The dishonesty in this FAQ is an insult to any thinking person. And only sparks my interest deeper as to what they are up to. It’s damn clever and small of them, I think.
Oye, if they want to make a little box on the right of Google Search that shows News returns, fine. If they want to highlight news returns red or blue or purple, fine. Personally I don’t get their problem, as Google has two separate pages/searches. News and Web. Is that not good enough for the AP? And how do they resolve this conflict in logic that occurs when they claim they need to be higher on Google searches, but at the same time don’t want Google to have the right to use their snippets in searches?
Yeah. They can spend millions and millions and yet write a page that has so many holes in it you’d think they got it at a flea market for 15¢. Anyway, they aren’t going to stop millions of bloggers from quoting snippets, we know that. So I’m not sure what the plan is. Especially since if you cut Google and Blogs out of using snippets to point people to news items, who is going to be seeing your fine reporting?

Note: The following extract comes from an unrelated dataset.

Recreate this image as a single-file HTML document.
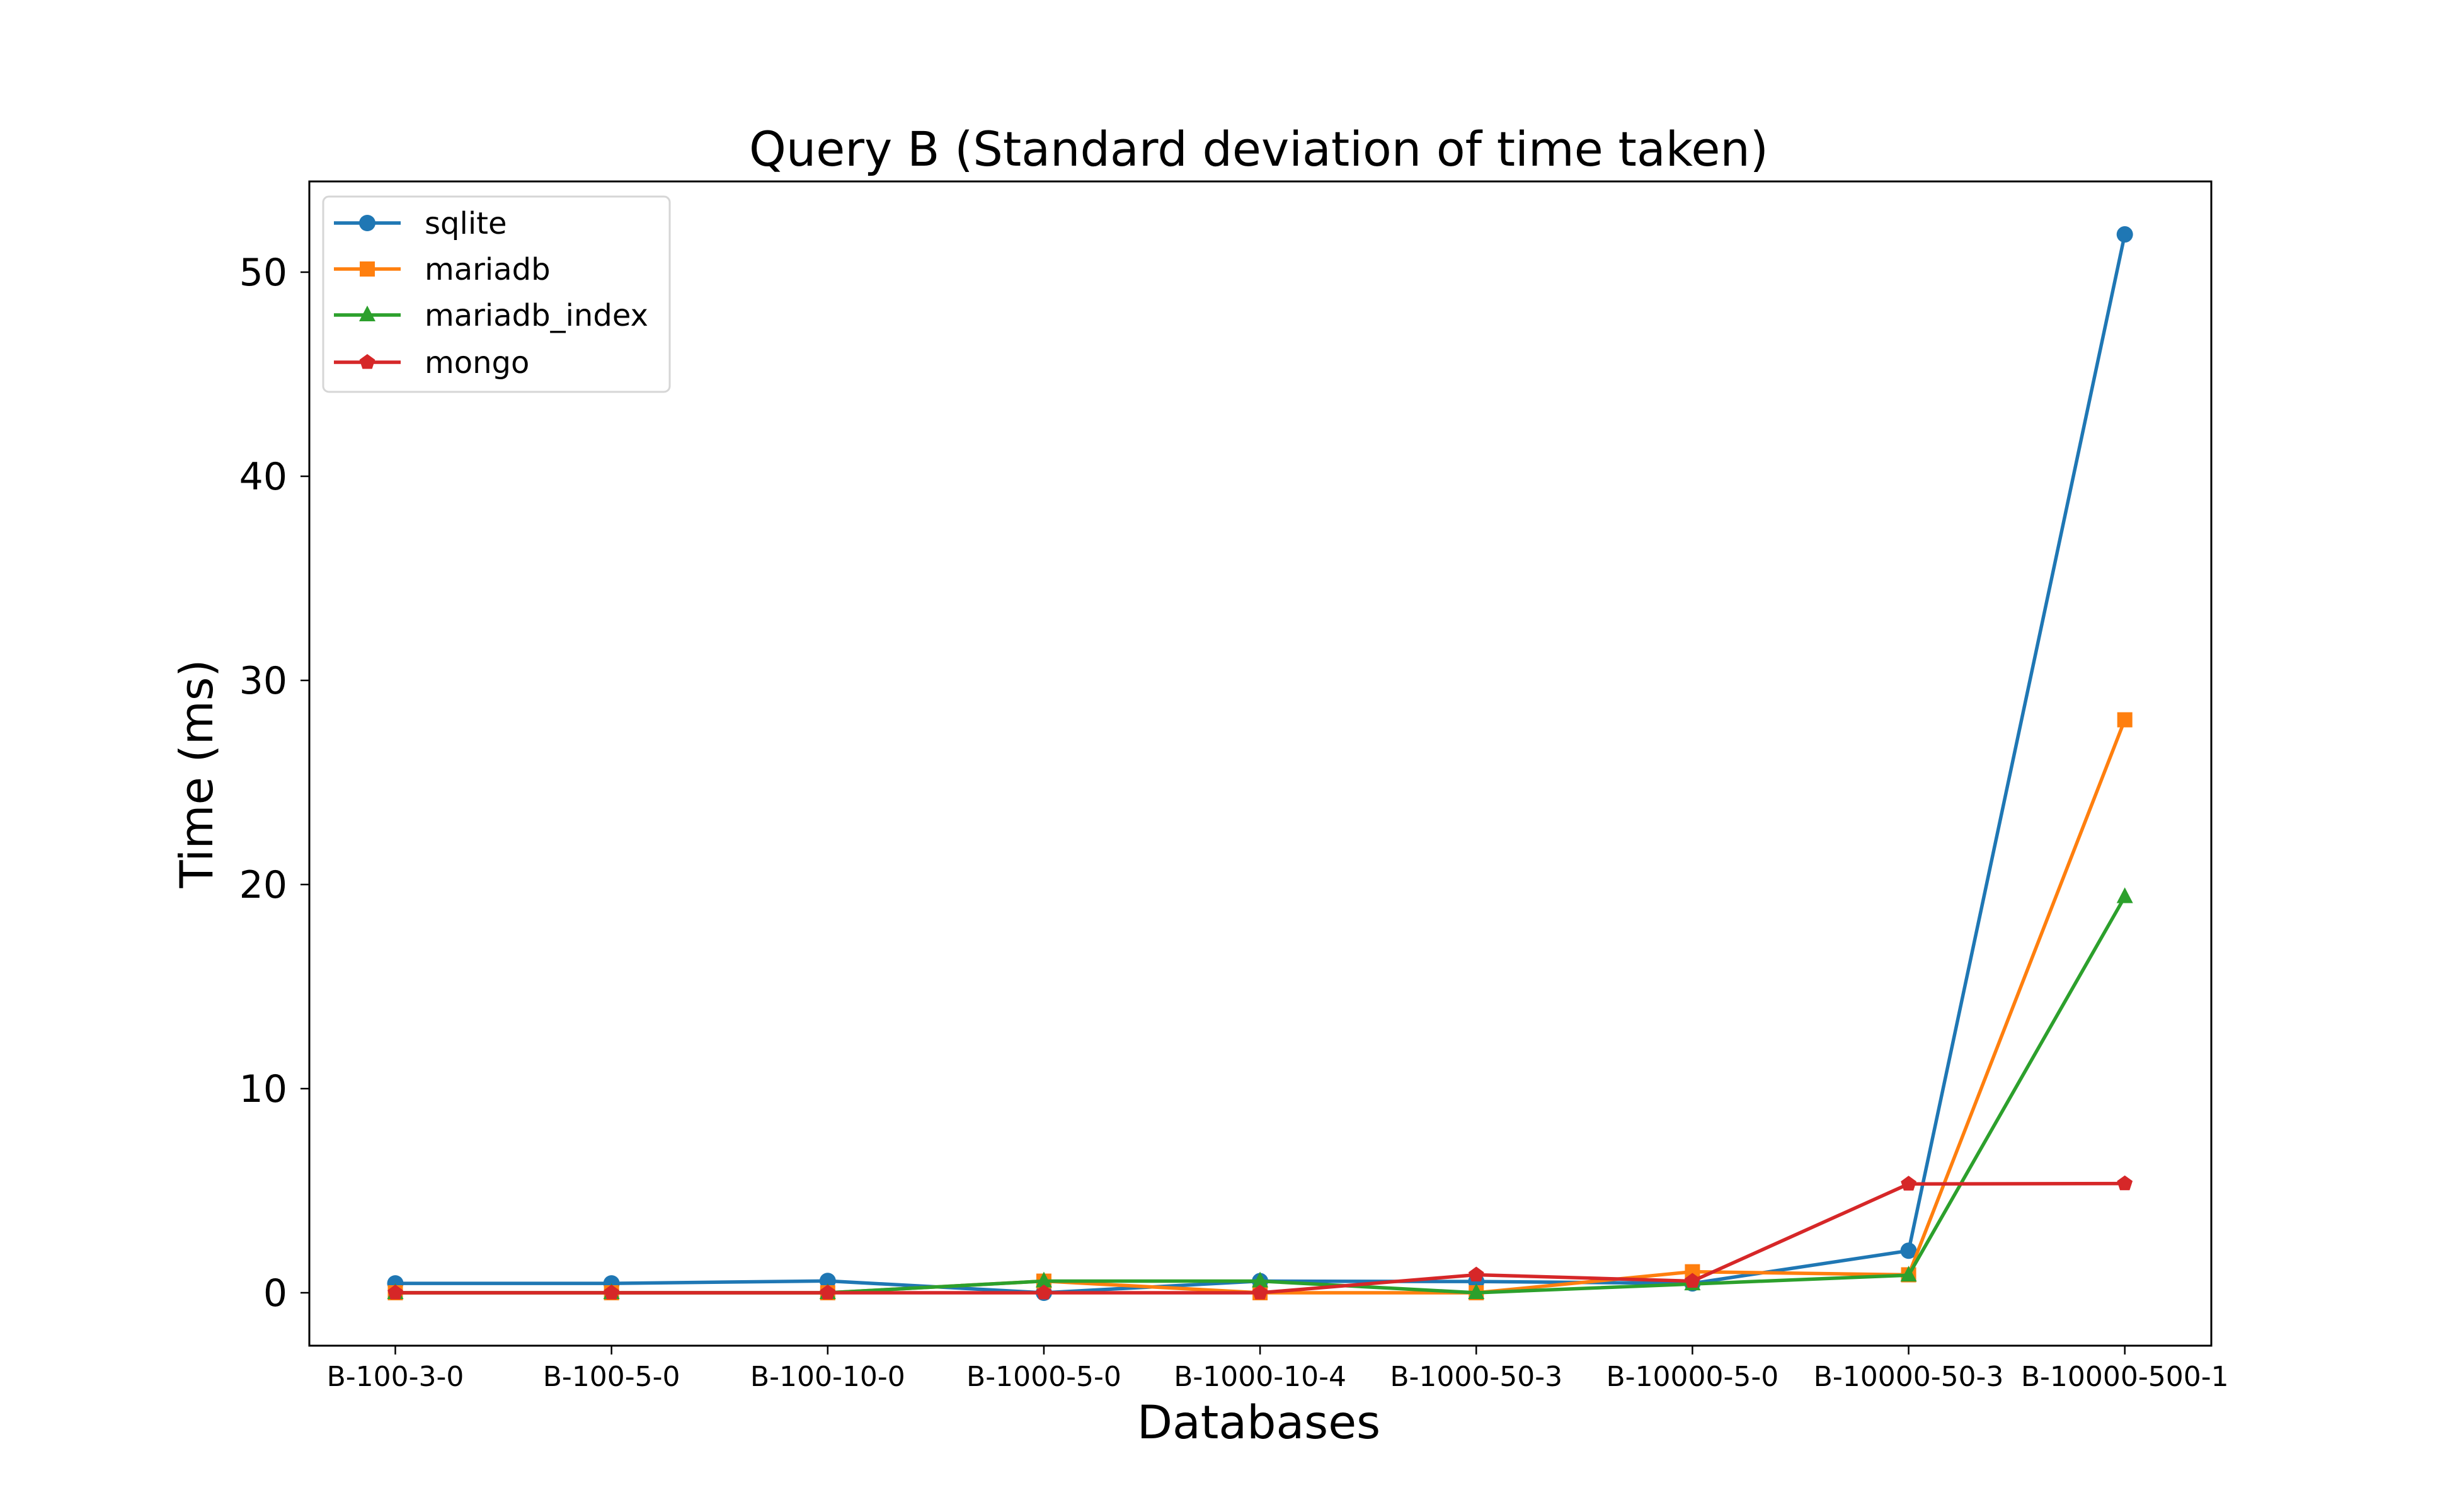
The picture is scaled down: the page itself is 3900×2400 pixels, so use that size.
<!DOCTYPE html>
<html><head><meta charset="utf-8"><style>html,body{margin:0;padding:0;background:#fff}svg{display:block}text{font-family:"DejaVu Sans","Liberation Sans",sans-serif;fill:#000}</style></head>
<body>
<svg id="chart" xmlns="http://www.w3.org/2000/svg" width="3900" height="2400" viewBox="0 0 3900 2400">
<rect width="3900" height="2400" fill="#fff"/>
<text x="1998" y="263" font-size="76" text-anchor="middle" textLength="1618" lengthAdjust="spacingAndGlyphs">Query B (Standard deviation of time taken)</text>
<g id="plot"></g>
<rect x="491" y="288" width="3019" height="1848" fill="none" stroke="#000" stroke-width="3"/>
<text x="1998" y="2283" font-size="73" text-anchor="middle">Databases</text>
<text x="0" y="0" font-size="72" text-anchor="middle" transform="translate(337,1228) rotate(-90)">Time (ms)</text>
<g id="legend"></g>
</svg>
<script>
const categories = ["B-100-3-0","B-100-5-0","B-100-10-0","B-1000-5-0","B-1000-10-4","B-1000-50-3","B-10000-5-0","B-10000-50-3","B-10000-500-1"];
const seriesNames = ["sqlite","mariadb","mariadb_index","mongo"];
const sqliteValues = [0.46,0.46,0.58,0.0,0.57,0.55,0.46,2.06,51.85];
const mariadbValues = [0,0,0,0.57,0,0,1.03,0.88,28.07];
const mariadbIndexValues = [0,0,0,0.57,0.57,0,0.43,0.86,19.4];
const mongoValues = [0,0,0,0,0,0.88,0.57,5.33,5.35];
const yTicks = [0,10,20,30,40,50];

const NS = "http://www.w3.org/2000/svg";
const colors = ["#1f77b4","#ff7f0e","#2ca02c","#d62728"];
const markers = ["circle","square","triangle","pentagon"];
const allSeries = [sqliteValues, mariadbValues, mariadbIndexValues, mongoValues];
function xScale(i){ return 627.5 + i * 343.15; }
function yScale(v){ return 2052 - v * 32.4; }
function mk(tag, attrs, parent){ const e=document.createElementNS(NS,tag); for(const k in attrs) e.setAttribute(k,attrs[k]); parent.appendChild(e); return e; }
function marker(type, x, y, color, parent){
  const r=13; let e;
  if(type==="circle") e=mk("circle",{cx:x,cy:y,r:r,fill:color},parent);
  else if(type==="square") e=mk("rect",{x:x-r+1,y:y-r+1,width:2*r-2,height:2*r-2,fill:color},parent);
  else if(type==="triangle") e=mk("polygon",{points:`${x},${y-r-2} ${x+r},${y+r-3} ${x-r},${y+r-3}`,fill:color},parent);
  else { const pts=[]; for(let k=0;k<5;k++){const a=-Math.PI/2+k*2*Math.PI/5; pts.push((x+r*Math.cos(a)).toFixed(1)+","+(y+r*Math.sin(a)).toFixed(1));} e=mk("polygon",{points:pts.join(" "),fill:color},parent); }
  return e;
}
const plot=document.getElementById("plot");
yTicks.forEach(t=>{
  const y=yScale(t);
  const tk=mk("line",{x1:477,x2:491,y1:y,y2:y,stroke:"#000","stroke-width":2.5},plot);
  
  
  const tx=mk("text",{x:456,y:y+21,"font-size":60,"text-anchor":"end"},plot);
  tx.textContent=t;
  
  
});
categories.forEach((c,i)=>{
  const x=xScale(i);
  const tk=mk("line",{x1:x,x2:x,y1:2136,y2:2150,stroke:"#000","stroke-width":2.5},plot);
  
  
  const tx=mk("text",{x:x,y:2200,"font-size":44,"text-anchor":"middle"},plot);
  tx.textContent=c;
  
  
});
allSeries.forEach((vals,s)=>{
  const g=mk("g",{},plot);
  
  
  const pts=vals.map((v,i)=>xScale(i)+","+yScale(v)).join(" ");
  const pl=mk("polyline",{points:pts,fill:"none",stroke:colors[s],"stroke-width":5.5,"stroke-linejoin":"round"},g);
  
  
  vals.forEach((v,i)=>{
    const m=marker(markers[s],xScale(i),yScale(v),colors[s],g);
    
    
  });
});
const lg=document.getElementById("legend");
const box=mk("rect",{x:513,y:312,width:550,height:310,rx:9,fill:"#fff","fill-opacity":0.8,stroke:"#d6d6d6","stroke-width":3},lg);


const ly=[354,427,500,575];
seriesNames.forEach((n,s)=>{
  const g=mk("g",{},lg);
  
  
  mk("line",{x1:530,x2:636,y1:ly[s],y2:ly[s],stroke:colors[s],"stroke-width":5.5},g);
  marker(markers[s],583,ly[s],colors[s],g);
  const t=mk("text",{x:674,y:ly[s]+17,"font-size":48},g);
  t.textContent=n;
});
</script>
</body></html>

A lot less people, that’s for sure.
Regardless, let’s end with this unrelated news item:
The Washington Post has had plenty of scoops over the years. But over the weekend, the paper of Woodward and Bernstein lost out to a previously unknown website on a warm and fuzzy White House exclusive.
Pictures of the Obama family’s new dog were unveiled not by the Post, which says it had been promised the first look at the presidential pooch, but on a site called http://firstdogcharlie.com.
And then when you’re done, sing this:
“Don’t hate the media, become the media.”
—Jello Biafra
Today, the First Dog. Tomorrow, the world!